Step-by-Step Incorporation with the Companies Registry
The first practical step is to incorporate the company. This is a detailed process that requires careful preparation of documents.
1. Name Reservation: You must first check the availability of your proposed company name with the Companies Registry. The name cannot be identical to an existing company and should not be offensive or suggest a connection with the Hong Kong government. The name often ends with “Limited” to indicate its corporate status. The reservation is typically approved within a few hours if the name is available.
2. Preparing Key Documents: The most critical document is the Articles of Association. This should meticulously outline:
- Object Clause: A clear, unambiguous statement of the non-profit’s purposes (e.g., “the relief of poverty,” “the advancement of education”).
- Non-Distribution Clause: A mandatory clause stating that no profits or income shall be distributed to members, and all assets shall be used solely to promote the company’s objectives.
- Guarantee Clause: Specifying the amount each member guarantees to contribute (e.g., HK$1) if the company is wound up.
- Rules for membership, director appointments, meeting procedures, and the powers of the governing board.
3. Submission of Incorporation Form (NNC1G): You must complete and submit Form NNC1G (Application for Registration of a Non-Hong Kong Company) to the Companies Registry. This form requires detailed information, including:
| Information Required | Details & Notes |
|---|---|
| Proposed Company Name | The reserved name. |
| Registered Office Address | Must be a physical address in Hong Kong (P.O. Boxes are not acceptable). |
| Details of Directors and Company Secretary | At least one director can be of any nationality; a company secretary is mandatory and must be a Hong Kong resident or a Hong Kong-registered company. |
| Number of Guarantors | Minimum of two guarantors (members). |
| Amount of Guarantee | e.g., HK$1 per guarantor. |
| Copy of the Articles of Association | Must be submitted with the form. |
4. Payment and Processing: The standard registration fee is HK$1,720. The Companies Registry aims to process electronic applications within 4 working days. Upon successful incorporation, you will receive a Certificate of Incorporation, which is proof of the company’s legal existence.

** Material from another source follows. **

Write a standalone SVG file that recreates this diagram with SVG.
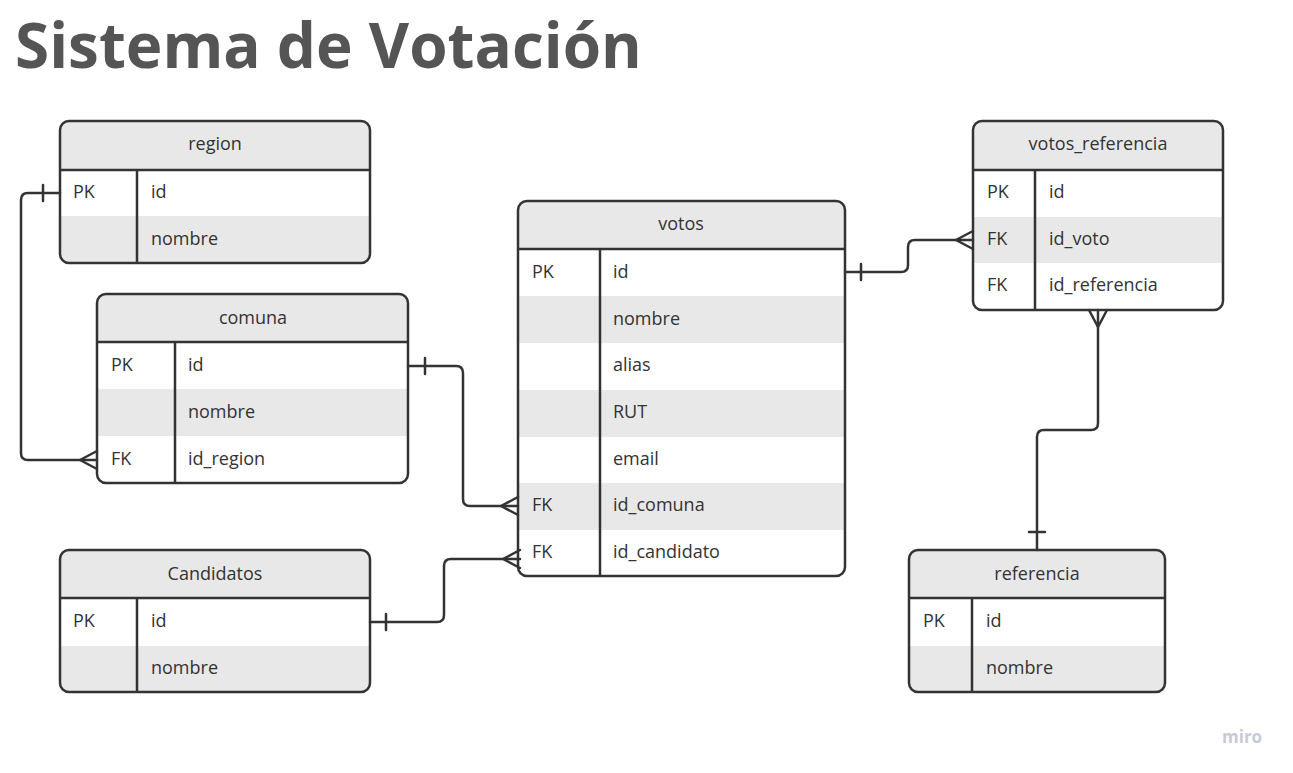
<svg xmlns="http://www.w3.org/2000/svg" width="1293" height="773" viewBox="0 0 1293 773">
<style>
.title{font-family:"Open Sans","Noto Sans",sans-serif;font-weight:700;font-size:62px;fill:#555555}
.hd{font-family:"Open Sans","Noto Sans",sans-serif;font-size:18px;fill:#333333;text-anchor:middle}
.tx{font-family:"Open Sans","Noto Sans",sans-serif;font-size:18px;fill:#333333}
.frame{fill:none;stroke:#333333;stroke-width:2.5}
.line{stroke:#333333;stroke-width:2.5;fill:none}
.gray{fill:#e8e8e8}
.white{fill:#ffffff}
.conn{fill:none;stroke:#333333;stroke-width:2.5;stroke-linejoin:round;stroke-linecap:round}
.miro{font-family:"Open Sans","Noto Sans",sans-serif;font-weight:700;font-size:17px;fill:#c9c9d6}
</style>
<rect width="1293" height="773" fill="#ffffff"/>
<text class="title" x="15" y="68">Sistema de Votación</text>

<g id="region">
<clipPath id="c-region"><rect x="60" y="121" width="310" height="142" rx="9"/></clipPath>
<g clip-path="url(#c-region)">
<rect class="gray" x="60" y="121" width="310" height="49"/>
<rect class="white" x="60" y="170" width="310" height="46"/>
<rect class="gray" x="60" y="216" width="310" height="47"/>
</g>
<rect class="frame" x="60" y="121" width="310" height="142" rx="9"/>
<line class="line" x1="60" y1="170" x2="370" y2="170"/>
<line class="line" x1="137" y1="170" x2="137" y2="263"/>
<text class="hd" x="215" y="150">region</text>
<text class="tx" x="73" y="198">PK</text><text class="tx" x="151" y="198">id</text>
<text class="tx" x="151" y="245">nombre</text>
</g>

<g id="comuna">
<clipPath id="c-comuna"><rect x="97" y="294" width="311" height="189" rx="9"/></clipPath>
<g clip-path="url(#c-comuna)">
<rect class="gray" x="97" y="294" width="311" height="48"/>
<rect class="white" x="97" y="342" width="311" height="47"/>
<rect class="gray" x="97" y="389" width="311" height="47"/>
<rect class="white" x="97" y="436" width="311" height="47"/>
</g>
<rect class="frame" x="97" y="294" width="311" height="189" rx="9"/>
<line class="line" x1="97" y1="342" x2="408" y2="342"/>
<line class="line" x1="175" y1="342" x2="175" y2="483"/>
<text class="hd" x="253" y="324">comuna</text>
<text class="tx" x="111" y="371">PK</text><text class="tx" x="188" y="371">id</text>
<text class="tx" x="188" y="418">nombre</text>
<text class="tx" x="111" y="465">FK</text><text class="tx" x="188" y="465">id_region</text>
</g>

<g id="votos">
<clipPath id="c-votos"><rect x="518" y="201" width="327" height="375" rx="9"/></clipPath>
<g clip-path="url(#c-votos)">
<rect class="gray" x="518" y="201" width="327" height="48"/>
<rect class="white" x="518" y="249" width="327" height="47"/>
<rect class="gray" x="518" y="296" width="327" height="47"/>
<rect class="white" x="518" y="343" width="327" height="47"/>
<rect class="gray" x="518" y="390" width="327" height="47"/>
<rect class="white" x="518" y="437" width="327" height="46"/>
<rect class="gray" x="518" y="483" width="327" height="47"/>
<rect class="white" x="518" y="530" width="327" height="46"/>
</g>
<rect class="frame" x="518" y="201" width="327" height="375" rx="9"/>
<line class="line" x1="518" y1="249" x2="845" y2="249"/>
<line class="line" x1="600" y1="249" x2="600" y2="576"/>
<text class="hd" x="681" y="230">votos</text>
<text class="tx" x="532" y="278">PK</text><text class="tx" x="613" y="278">id</text>
<text class="tx" x="613" y="325">nombre</text>
<text class="tx" x="613" y="371">alias</text>
<text class="tx" x="613" y="418">RUT</text>
<text class="tx" x="613" y="465">email</text>
<text class="tx" x="532" y="511">FK</text><text class="tx" x="613" y="511">id_comuna</text>
<text class="tx" x="532" y="558">FK</text><text class="tx" x="613" y="558">id_candidato</text>
</g>

<g id="votos_referencia">
<clipPath id="c-vr"><rect x="973" y="121" width="250" height="189" rx="9"/></clipPath>
<g clip-path="url(#c-vr)">
<rect class="gray" x="973" y="121" width="250" height="49"/>
<rect class="white" x="973" y="170" width="250" height="47"/>
<rect class="gray" x="973" y="217" width="250" height="46"/>
<rect class="white" x="973" y="263" width="250" height="47"/>
</g>
<rect class="frame" x="973" y="121" width="250" height="189" rx="9"/>
<line class="line" x1="973" y1="170" x2="1223" y2="170"/>
<line class="line" x1="1035" y1="170" x2="1035" y2="310"/>
<text class="hd" x="1098" y="150">votos_referencia</text>
<text class="tx" x="987" y="198">PK</text><text class="tx" x="1049" y="198">id</text>
<text class="tx" x="987" y="245">FK</text><text class="tx" x="1049" y="245">id_voto</text>
<text class="tx" x="987" y="291">FK</text><text class="tx" x="1049" y="291">id_referencia</text>
</g>

<g id="Candidatos">
<clipPath id="c-cand"><rect x="60" y="550" width="310" height="142" rx="9"/></clipPath>
<g clip-path="url(#c-cand)">
<rect class="gray" x="60" y="550" width="310" height="48"/>
<rect class="white" x="60" y="598" width="310" height="48"/>
<rect class="gray" x="60" y="646" width="310" height="46"/>
</g>
<rect class="frame" x="60" y="550" width="310" height="142" rx="9"/>
<line class="line" x1="60" y1="598" x2="370" y2="598"/>
<line class="line" x1="137" y1="598" x2="137" y2="692"/>
<text class="hd" x="215" y="580">Candidatos</text>
<text class="tx" x="73" y="627">PK</text><text class="tx" x="151" y="627">id</text>
<text class="tx" x="151" y="674">nombre</text>
</g>

<g id="referencia">
<clipPath id="c-ref"><rect x="909" y="550" width="256" height="142" rx="9"/></clipPath>
<g clip-path="url(#c-ref)">
<rect class="gray" x="909" y="550" width="256" height="48"/>
<rect class="white" x="909" y="598" width="256" height="48"/>
<rect class="gray" x="909" y="646" width="256" height="46"/>
</g>
<rect class="frame" x="909" y="550" width="256" height="142" rx="9"/>
<line class="line" x1="909" y1="598" x2="1165" y2="598"/>
<line class="line" x1="972" y1="598" x2="972" y2="692"/>
<text class="hd" x="1037" y="580">referencia</text>
<text class="tx" x="923" y="627">PK</text><text class="tx" x="986" y="627">id</text>
<text class="tx" x="986" y="674">nombre</text>
</g>

<g id="connectors">
<!-- region - comuna -->
<path class="conn" d="M60,193 H28 Q21,193 21,200 V453 Q21,460 28,460 H97"/>
<path class="conn" d="M43,185 V201"/>
<path class="conn" d="M97,451 L80,460 L97,469"/>
<!-- comuna - votos -->
<path class="conn" d="M408,366 H456 Q463,366 463,373 V499 Q463,506 470,506 H518"/>
<path class="conn" d="M425,358 V374"/>
<path class="conn" d="M518,497 L501,506 L518,515"/>
<!-- Candidatos - votos -->
<path class="conn" d="M370,622 H437 Q444,622 444,615 V566 Q444,559 451,559 H520"/>
<path class="conn" d="M386,614 V630"/>
<path class="conn" d="M520,550 L503,559 L520,568"/>
<!-- votos - votos_referencia -->
<path class="conn" d="M845,272 H901 Q908,272 908,265 V247 Q908,240 915,240 H973"/>
<path class="conn" d="M861,264 V280"/>
<path class="conn" d="M973,231 L956,240 L973,249"/>
<!-- votos_referencia - referencia -->
<path class="conn" d="M1098,310 V423 Q1098,430 1091,430 H1044 Q1037,430 1037,437 V550"/>
<path class="conn" d="M1089,310 L1098,327 L1107,310"/>
<path class="conn" d="M1029,532 H1045"/>
</g>
<text class="miro" x="1222" y="743">miro</text>
</svg>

Applying for Tax-Exempt Status under Section 88
Incorporation alone does not grant tax exemption. This is a separate and crucial application made to the Inland Revenue Department (IRD). The organization must apply to be recognized as a charitable institution or trust of a public character under Section 88 of the Inland Revenue Ordinance. Approval means profits tax exemption on income accrued from activities directly related to the charitable objectives.
The IRD assesses applications based on several principles. The organization’s purposes must be exclusively charitable, falling within the following categories: relief of poverty, advancement of education, advancement of religion, or other purposes beneficial to the community not falling under the previous three. The organization must also demonstrate that it provides public benefit. This means its activities benefit the public or a sufficient section of the public, not a closed group of individuals. A crucial requirement is that the organization’s governing document (the M&A) must include clauses ensuring that upon dissolution, any remaining assets after debts are paid will be transferred to another tax-exempt charitable organization in Hong Kong.

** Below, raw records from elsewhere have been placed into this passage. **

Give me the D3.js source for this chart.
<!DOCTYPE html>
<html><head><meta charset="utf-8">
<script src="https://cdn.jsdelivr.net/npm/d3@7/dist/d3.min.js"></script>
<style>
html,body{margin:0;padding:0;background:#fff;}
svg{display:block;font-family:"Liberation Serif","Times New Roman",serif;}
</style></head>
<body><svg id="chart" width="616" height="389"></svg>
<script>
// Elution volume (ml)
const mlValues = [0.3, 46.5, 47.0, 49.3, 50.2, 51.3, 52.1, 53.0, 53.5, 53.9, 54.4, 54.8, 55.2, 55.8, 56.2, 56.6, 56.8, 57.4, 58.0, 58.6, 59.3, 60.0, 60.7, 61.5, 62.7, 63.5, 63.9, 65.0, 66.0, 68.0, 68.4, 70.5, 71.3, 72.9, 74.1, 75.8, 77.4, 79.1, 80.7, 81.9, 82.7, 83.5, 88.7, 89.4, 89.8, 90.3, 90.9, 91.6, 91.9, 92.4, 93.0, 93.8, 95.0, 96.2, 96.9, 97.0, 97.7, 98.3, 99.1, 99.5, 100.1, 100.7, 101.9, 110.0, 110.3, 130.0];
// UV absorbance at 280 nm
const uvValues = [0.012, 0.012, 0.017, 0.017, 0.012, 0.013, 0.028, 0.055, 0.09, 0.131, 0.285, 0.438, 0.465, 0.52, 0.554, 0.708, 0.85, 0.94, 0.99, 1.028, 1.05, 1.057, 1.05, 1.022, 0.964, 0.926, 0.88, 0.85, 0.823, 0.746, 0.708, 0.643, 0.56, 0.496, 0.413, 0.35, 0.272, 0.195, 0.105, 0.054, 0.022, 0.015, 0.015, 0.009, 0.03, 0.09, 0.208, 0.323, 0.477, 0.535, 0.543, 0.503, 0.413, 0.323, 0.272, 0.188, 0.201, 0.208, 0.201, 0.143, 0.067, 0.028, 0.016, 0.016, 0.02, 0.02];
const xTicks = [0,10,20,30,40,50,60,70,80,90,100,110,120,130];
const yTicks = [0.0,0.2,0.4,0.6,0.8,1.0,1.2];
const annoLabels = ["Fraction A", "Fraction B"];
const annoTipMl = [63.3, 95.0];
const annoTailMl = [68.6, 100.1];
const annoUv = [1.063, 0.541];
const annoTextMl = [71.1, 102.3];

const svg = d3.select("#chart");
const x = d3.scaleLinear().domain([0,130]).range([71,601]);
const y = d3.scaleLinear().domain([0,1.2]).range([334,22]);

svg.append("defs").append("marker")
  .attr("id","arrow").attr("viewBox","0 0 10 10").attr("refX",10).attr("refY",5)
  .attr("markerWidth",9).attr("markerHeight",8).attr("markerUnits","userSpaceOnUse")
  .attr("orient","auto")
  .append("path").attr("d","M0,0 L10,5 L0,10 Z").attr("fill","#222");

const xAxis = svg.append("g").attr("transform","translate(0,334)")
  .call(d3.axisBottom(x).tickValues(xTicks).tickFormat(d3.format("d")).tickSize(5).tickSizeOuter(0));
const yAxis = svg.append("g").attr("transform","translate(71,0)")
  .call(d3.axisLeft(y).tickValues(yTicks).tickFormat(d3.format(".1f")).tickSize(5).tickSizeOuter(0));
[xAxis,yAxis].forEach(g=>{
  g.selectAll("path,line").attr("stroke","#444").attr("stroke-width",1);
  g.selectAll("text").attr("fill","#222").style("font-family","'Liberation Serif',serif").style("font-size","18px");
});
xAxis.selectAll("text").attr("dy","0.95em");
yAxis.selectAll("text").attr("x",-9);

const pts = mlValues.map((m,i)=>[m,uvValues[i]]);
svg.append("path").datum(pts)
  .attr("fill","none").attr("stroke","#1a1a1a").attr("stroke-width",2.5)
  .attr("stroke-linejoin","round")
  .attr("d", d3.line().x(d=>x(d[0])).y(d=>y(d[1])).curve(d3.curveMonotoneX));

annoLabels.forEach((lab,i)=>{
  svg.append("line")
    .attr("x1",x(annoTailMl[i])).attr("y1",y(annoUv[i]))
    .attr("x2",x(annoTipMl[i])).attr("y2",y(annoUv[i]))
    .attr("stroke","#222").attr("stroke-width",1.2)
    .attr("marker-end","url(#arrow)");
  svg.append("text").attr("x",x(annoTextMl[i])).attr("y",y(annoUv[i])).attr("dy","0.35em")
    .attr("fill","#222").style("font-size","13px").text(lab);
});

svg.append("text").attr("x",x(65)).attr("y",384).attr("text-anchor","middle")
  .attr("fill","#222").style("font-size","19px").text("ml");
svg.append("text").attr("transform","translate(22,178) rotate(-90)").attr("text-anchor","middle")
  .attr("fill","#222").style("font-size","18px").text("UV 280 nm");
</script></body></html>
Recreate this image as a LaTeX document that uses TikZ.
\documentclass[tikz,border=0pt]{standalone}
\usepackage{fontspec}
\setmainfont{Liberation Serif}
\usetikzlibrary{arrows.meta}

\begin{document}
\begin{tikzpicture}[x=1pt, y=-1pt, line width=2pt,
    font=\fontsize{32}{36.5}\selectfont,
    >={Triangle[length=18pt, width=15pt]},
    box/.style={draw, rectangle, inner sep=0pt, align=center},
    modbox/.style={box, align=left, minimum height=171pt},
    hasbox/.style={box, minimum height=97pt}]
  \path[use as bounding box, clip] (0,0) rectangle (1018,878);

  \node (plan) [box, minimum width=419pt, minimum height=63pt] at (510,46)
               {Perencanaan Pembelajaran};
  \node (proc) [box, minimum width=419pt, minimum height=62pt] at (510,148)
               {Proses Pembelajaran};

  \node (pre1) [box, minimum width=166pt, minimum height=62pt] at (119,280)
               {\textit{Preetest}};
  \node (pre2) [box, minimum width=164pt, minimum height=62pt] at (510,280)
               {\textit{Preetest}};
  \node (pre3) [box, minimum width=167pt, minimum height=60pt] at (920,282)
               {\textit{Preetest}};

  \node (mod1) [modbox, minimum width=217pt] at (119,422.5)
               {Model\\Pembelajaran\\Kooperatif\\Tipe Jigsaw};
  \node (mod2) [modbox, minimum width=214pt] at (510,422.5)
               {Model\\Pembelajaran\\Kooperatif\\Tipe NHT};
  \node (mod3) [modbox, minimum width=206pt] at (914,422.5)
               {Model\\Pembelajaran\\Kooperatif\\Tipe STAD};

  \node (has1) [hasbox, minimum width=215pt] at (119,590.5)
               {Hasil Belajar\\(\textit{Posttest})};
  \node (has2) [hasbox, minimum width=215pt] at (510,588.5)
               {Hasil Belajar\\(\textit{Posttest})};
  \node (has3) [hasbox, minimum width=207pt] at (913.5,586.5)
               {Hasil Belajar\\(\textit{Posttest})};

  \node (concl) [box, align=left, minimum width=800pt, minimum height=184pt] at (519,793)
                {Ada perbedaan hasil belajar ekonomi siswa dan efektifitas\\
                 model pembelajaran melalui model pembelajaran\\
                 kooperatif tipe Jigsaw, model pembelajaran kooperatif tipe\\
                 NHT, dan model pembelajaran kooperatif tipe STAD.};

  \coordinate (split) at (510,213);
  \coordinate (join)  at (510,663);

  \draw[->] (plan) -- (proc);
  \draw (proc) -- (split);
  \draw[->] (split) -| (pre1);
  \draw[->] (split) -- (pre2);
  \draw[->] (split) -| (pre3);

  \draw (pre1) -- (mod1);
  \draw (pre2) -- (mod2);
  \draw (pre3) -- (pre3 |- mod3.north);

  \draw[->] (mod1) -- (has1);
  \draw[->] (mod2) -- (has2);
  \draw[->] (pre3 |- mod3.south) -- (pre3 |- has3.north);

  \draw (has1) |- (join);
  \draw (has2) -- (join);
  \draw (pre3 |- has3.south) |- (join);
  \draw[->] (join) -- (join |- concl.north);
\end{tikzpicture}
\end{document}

The application involves submitting a comprehensive package to the IRD, including:
- A completed IR Form 1A1.
- A certified copy of the Certificate of Incorporation.
- A certified copy of the Memorandum and Articles of Association.
- A detailed description of the proposed activities and how they are charitable.
- Financial projections or a budget for the first year of operation.
The processing time for a Section 88 application is typically 4 to 6 months. The IRD may request additional information or clarifications during this period. Once approved, the tax exemption is not perpetual; the IRD may review the status periodically to ensure ongoing compliance. For professional guidance through this intricate process, many founders seek assistance from a specialized firm like 香港公司注册.
Post-Incorporation Compliance and Obligations
Once established, a non-profit company limited by guarantee has ongoing legal and regulatory duties. It must maintain a registered office in Hong Kong. It must appoint a company secretary who is responsible for ensuring compliance with the Companies Ordinance. The company is required to file an Annual Return (NAR1) with the Companies Registry each year, providing updated details about directors, secretaries, and the registered address. There is an annual filing fee. While tax-exempt, the company may still need to file Profits Tax Returns with the IRD to declare its income and claim the exemption. It must also keep proper accounting records that can sufficiently explain the transactions and financial position of the company.
For organizations that plan to fundraise from the public, there are additional considerations. While Hong Kong does not have a single, overarching law governing public fundraising, specific activities may require licenses (e.g., lotteries or street collections). It is essential to check the requirements with the relevant government departments, such as the Social Welfare Department or the Home Affairs Department, before launching any public appeal for funds.
Key Considerations and Potential Challenges
One of the biggest challenges is drafting a watertight Object Clause in the Articles of Association. If the clause is too narrow, it can restrict the organization’s future activities. If it’s too broad or vague, the IRD may reject the Section 88 application. The clause must be precise and clearly charitable. Another common issue is the distinction between charitable and political activities. The IRD is very strict that tax-exempt resources cannot be used for political purposes, such as supporting a political party or lobbying for a specific policy change. Activities that aim to educate the public on policy issues may be permissible, but the line can be fine and requires careful navigation.
Furthermore, the board of directors (or the governing council) has significant fiduciary duties. They must act in the best interests of the organization, avoid conflicts of interest, and manage the funds responsibly. Establishing robust internal governance policies from the outset is critical for long-term sustainability and credibility. This includes creating a conflict-of-interest policy, financial controls, and procedures for board meetings and decision-making.